As example I will use 'House Of Mercy'. Based on a vaguely familiar vocal melody Jarosz and Jedd Hughes sing with all this concealed tension all around them. The bend notes on the guitar underscoring it all. At the same time there is a southern form of relaxation that goes through most of the album. The kind of it is too hot to bother, but still. (It also made look up and play Kelly Pardekooper's 'House Of Mud' and not just because of the title.)
Undercurrent because of this all, is ever so much more country in a subtle kind of way. At the same time this is a singer-songwriter album, while it is full of classy popsongs. Influence touches Bob Dylan, I can hear him sing 'Coming Undone', but also singer-songwriters from the 70s. The songs where the mandolin is the central instrument reach back far beyond the recording of music, while sounding very modern. Jarosz doesn't reach for authenticity but aims for a modern sound with hints at the past and found her own voice in the process. On 'Lost Dog' she plays the banjo. Automatically this gives a song an older feel. The singing and arrangement is 2016. The combination works just great. Sarah Jarosz still is only 25 years old, but convinces like a veteran in the genre.

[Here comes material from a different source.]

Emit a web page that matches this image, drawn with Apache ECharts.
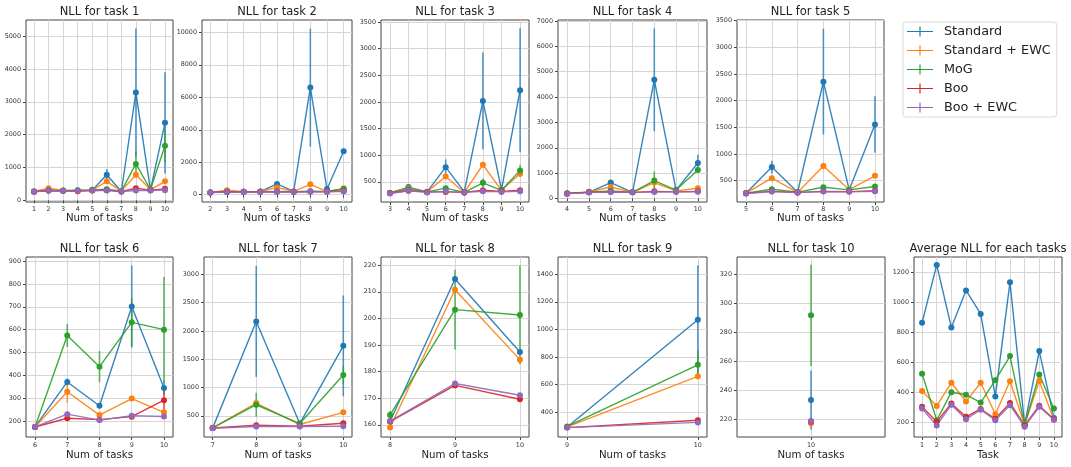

With Undercurrent Sarah Jarosz takes another leap into her career. Nearly three years is a long period in the life of an artist. She used it to finish school and to write a great bunch of songs together with her songwriting partners, but above all she dared to record them in a new and ever so fresh way, instead of following in the smooth slightly rocking sound of 'Build Me Up From Bones'. Sarah Jarosz has been called a talent many times. It's my impression that with her last two albums she went beyond that qualification. She's arrived and we're all better for it.